Work to be completed -> Only lines with the word "that" are needed; collect each of them from the listing below.

Input material ->
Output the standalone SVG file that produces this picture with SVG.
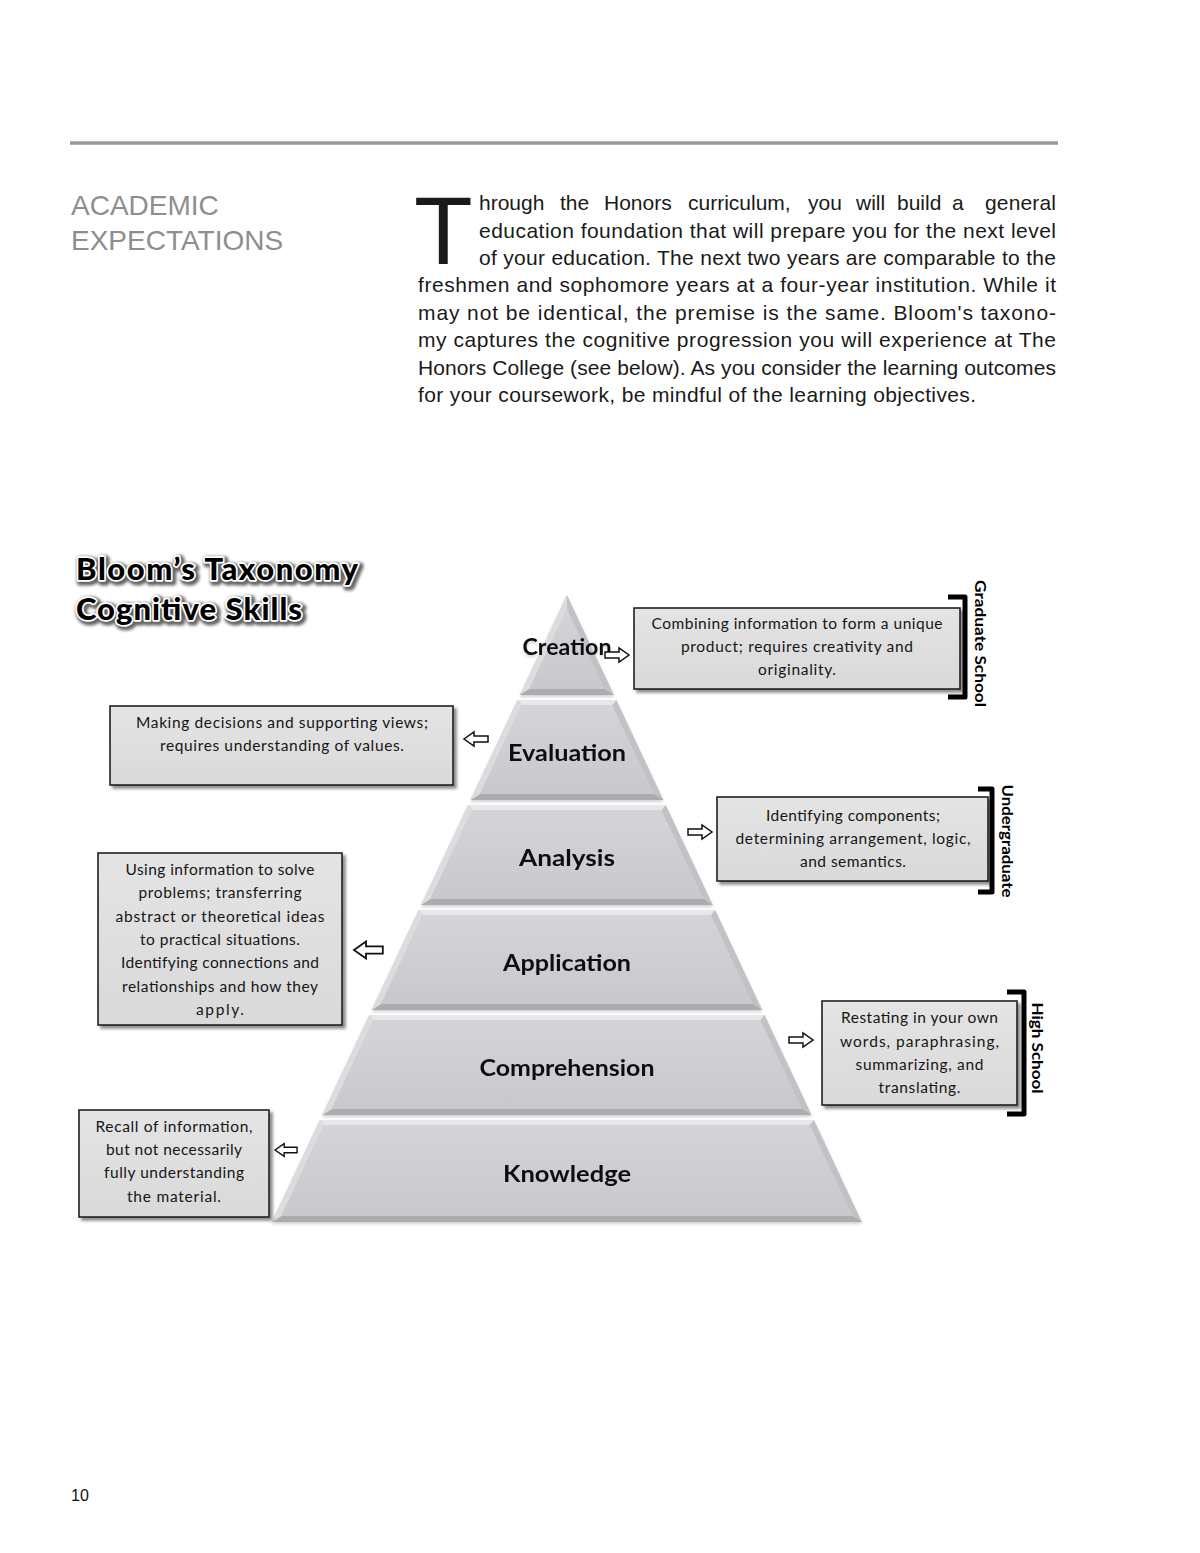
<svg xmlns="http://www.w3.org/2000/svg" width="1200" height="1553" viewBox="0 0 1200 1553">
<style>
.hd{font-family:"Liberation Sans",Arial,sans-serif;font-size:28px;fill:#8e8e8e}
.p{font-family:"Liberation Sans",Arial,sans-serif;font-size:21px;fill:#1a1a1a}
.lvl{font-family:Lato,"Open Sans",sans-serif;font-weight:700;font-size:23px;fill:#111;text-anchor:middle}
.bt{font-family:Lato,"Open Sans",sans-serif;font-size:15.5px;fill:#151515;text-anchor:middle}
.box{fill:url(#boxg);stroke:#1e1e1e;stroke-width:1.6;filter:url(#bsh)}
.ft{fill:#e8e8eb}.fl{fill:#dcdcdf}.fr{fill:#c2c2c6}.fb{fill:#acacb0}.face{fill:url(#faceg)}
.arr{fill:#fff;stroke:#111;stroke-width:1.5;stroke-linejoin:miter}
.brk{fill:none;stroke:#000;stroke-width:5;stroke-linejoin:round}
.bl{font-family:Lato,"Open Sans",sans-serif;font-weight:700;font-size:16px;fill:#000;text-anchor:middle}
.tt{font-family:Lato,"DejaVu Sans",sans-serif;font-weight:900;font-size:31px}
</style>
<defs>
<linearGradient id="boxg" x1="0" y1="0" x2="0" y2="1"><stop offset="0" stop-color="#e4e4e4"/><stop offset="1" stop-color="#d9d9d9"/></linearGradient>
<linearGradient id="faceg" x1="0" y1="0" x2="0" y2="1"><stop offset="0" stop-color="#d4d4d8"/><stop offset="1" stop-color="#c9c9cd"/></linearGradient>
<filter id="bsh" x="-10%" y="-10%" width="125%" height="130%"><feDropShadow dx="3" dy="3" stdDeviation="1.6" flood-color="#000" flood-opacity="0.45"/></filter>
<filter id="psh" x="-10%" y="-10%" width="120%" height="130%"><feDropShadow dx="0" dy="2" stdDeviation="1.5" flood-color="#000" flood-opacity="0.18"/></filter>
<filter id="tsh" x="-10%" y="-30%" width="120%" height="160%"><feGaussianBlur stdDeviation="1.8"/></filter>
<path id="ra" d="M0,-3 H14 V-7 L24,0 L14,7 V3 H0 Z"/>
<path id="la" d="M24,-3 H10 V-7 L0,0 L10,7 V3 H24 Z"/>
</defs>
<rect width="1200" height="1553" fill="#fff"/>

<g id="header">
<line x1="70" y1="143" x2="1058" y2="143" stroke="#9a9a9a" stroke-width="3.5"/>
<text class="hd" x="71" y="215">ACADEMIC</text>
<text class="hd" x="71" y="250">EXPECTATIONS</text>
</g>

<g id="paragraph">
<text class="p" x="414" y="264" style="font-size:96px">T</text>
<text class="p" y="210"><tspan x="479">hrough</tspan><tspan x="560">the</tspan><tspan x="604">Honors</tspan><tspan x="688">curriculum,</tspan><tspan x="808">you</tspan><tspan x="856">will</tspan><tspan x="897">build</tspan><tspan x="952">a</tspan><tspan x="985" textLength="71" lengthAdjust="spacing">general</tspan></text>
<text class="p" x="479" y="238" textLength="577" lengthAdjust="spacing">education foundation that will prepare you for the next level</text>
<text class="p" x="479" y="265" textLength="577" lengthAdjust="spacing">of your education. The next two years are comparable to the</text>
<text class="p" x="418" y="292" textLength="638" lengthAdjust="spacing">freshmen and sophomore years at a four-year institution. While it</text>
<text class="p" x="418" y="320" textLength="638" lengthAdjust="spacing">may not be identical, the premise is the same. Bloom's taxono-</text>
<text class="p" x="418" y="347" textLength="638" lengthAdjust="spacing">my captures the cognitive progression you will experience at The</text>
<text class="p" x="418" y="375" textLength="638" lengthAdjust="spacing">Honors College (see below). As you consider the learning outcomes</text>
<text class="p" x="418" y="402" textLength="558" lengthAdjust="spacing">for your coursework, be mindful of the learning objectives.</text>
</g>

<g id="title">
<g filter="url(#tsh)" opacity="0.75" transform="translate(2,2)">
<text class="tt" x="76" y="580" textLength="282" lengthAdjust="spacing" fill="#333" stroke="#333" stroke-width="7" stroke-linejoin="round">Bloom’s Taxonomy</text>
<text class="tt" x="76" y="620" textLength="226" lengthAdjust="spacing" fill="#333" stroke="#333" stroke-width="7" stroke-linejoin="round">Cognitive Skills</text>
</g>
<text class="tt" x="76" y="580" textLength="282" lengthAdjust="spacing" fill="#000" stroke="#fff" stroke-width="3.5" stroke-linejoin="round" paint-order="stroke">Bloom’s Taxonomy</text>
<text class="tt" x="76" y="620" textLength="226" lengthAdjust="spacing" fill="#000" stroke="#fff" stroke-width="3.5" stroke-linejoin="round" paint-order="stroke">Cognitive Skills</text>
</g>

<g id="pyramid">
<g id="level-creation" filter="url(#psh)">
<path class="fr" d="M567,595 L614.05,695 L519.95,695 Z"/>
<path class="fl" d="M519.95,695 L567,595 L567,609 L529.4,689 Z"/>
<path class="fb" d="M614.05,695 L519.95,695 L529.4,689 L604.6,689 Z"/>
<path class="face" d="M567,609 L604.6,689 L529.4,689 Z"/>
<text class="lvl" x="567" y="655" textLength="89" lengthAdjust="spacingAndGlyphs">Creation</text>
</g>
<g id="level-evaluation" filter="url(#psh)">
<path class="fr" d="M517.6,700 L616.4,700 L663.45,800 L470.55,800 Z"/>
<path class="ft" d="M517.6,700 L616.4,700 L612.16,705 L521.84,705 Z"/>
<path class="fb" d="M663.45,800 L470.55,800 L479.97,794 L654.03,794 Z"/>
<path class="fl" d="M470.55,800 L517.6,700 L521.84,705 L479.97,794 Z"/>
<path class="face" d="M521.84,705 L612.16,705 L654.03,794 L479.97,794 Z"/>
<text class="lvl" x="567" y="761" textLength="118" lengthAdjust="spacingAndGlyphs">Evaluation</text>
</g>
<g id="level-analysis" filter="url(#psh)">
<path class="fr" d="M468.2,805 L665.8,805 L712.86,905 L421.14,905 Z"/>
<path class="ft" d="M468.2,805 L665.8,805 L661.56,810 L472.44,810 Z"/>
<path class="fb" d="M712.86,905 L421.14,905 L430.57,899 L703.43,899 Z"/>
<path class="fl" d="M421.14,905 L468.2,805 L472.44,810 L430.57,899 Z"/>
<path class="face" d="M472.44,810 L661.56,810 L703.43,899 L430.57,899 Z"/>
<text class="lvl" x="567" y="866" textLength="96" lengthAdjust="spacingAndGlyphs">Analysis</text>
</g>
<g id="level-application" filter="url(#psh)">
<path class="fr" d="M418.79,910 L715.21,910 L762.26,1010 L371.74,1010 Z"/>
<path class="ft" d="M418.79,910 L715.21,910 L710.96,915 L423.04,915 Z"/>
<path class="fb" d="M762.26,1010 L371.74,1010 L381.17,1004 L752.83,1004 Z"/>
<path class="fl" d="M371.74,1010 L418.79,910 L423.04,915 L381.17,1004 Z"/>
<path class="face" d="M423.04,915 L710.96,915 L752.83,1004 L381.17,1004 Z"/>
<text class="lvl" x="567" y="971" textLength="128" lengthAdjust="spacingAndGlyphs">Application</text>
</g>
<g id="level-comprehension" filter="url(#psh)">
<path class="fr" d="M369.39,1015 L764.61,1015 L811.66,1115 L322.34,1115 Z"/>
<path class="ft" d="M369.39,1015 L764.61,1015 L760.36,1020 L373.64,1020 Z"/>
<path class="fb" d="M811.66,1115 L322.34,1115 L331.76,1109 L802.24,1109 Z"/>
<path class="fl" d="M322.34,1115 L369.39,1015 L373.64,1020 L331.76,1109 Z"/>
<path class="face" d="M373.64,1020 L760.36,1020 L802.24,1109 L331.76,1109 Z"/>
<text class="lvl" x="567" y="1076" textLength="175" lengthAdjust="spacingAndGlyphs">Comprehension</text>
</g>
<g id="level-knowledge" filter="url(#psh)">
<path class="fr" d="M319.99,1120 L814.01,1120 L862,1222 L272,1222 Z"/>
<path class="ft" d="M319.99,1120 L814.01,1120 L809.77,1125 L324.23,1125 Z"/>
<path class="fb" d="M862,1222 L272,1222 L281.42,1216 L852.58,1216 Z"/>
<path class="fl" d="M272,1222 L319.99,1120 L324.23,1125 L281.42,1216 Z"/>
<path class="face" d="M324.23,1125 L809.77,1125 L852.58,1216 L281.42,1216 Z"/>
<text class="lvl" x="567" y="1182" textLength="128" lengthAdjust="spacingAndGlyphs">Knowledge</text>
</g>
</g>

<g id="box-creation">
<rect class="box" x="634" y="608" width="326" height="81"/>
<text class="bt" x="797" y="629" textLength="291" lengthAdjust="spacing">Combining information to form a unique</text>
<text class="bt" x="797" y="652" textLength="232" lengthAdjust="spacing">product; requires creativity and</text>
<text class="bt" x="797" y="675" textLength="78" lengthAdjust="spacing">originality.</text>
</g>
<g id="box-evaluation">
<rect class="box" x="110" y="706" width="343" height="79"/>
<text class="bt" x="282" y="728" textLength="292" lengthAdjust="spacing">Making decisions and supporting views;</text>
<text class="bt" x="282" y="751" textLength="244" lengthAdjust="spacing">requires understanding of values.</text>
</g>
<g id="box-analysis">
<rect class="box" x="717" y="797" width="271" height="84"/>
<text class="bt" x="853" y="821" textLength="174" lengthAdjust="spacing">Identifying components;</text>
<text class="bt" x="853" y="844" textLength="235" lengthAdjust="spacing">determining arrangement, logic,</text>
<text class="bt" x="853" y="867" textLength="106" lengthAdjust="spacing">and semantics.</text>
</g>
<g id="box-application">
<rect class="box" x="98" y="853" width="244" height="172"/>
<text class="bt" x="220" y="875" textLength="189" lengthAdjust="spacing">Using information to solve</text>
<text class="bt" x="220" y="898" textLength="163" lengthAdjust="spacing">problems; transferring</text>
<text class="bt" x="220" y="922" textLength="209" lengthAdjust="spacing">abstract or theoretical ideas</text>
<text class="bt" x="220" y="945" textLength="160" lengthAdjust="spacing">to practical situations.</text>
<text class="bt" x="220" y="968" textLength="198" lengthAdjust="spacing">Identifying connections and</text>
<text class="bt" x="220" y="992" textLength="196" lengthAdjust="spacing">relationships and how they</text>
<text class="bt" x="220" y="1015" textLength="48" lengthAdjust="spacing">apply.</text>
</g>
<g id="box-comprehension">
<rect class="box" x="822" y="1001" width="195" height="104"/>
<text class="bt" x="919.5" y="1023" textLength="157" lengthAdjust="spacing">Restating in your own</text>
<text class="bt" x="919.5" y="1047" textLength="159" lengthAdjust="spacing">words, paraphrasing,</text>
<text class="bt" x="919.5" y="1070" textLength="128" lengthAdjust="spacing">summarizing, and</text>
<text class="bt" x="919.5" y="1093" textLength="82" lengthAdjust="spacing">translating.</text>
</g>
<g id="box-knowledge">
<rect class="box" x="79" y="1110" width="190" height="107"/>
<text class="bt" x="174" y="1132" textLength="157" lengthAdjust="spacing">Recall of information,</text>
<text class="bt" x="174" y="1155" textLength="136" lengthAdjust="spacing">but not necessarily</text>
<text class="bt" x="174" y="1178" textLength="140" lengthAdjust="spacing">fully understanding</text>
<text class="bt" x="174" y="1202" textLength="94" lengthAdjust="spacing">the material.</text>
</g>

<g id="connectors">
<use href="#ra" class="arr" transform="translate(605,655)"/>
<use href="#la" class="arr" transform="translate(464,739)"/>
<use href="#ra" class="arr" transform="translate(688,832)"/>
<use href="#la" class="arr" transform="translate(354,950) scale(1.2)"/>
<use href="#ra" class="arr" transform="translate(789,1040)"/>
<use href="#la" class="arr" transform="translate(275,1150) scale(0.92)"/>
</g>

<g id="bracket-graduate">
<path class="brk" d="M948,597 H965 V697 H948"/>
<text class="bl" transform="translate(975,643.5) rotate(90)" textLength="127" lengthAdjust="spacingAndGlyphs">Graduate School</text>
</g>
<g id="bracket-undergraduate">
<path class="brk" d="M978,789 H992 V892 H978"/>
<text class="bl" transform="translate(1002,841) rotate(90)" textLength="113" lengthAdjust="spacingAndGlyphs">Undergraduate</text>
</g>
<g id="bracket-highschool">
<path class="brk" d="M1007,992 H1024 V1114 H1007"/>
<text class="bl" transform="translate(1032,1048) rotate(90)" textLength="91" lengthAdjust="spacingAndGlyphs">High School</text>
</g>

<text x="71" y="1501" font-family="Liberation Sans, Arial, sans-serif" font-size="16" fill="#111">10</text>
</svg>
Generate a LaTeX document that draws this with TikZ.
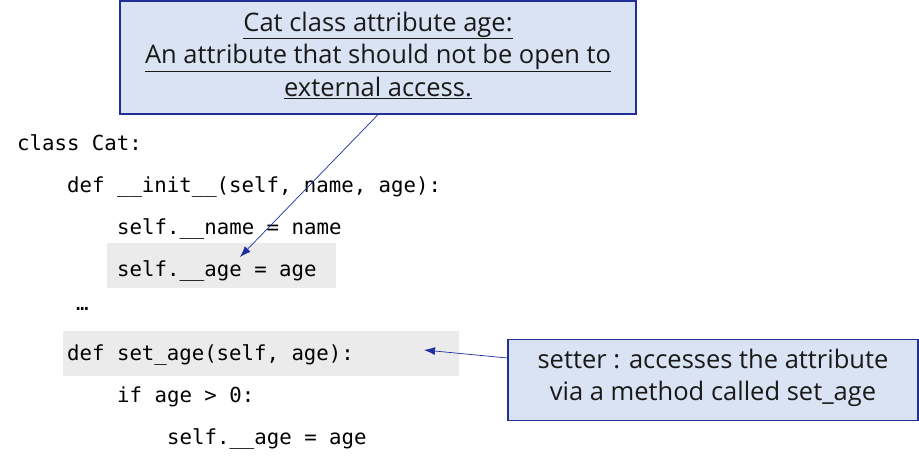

Expected output ->
Output the standalone SVG file that produces this picture with SVG.
<text class="p" x="479" y="238" textLength="577" lengthAdjust="spacing">education foundation that will prepare you for the next level</text>
Generate a LaTeX document that draws this with TikZ.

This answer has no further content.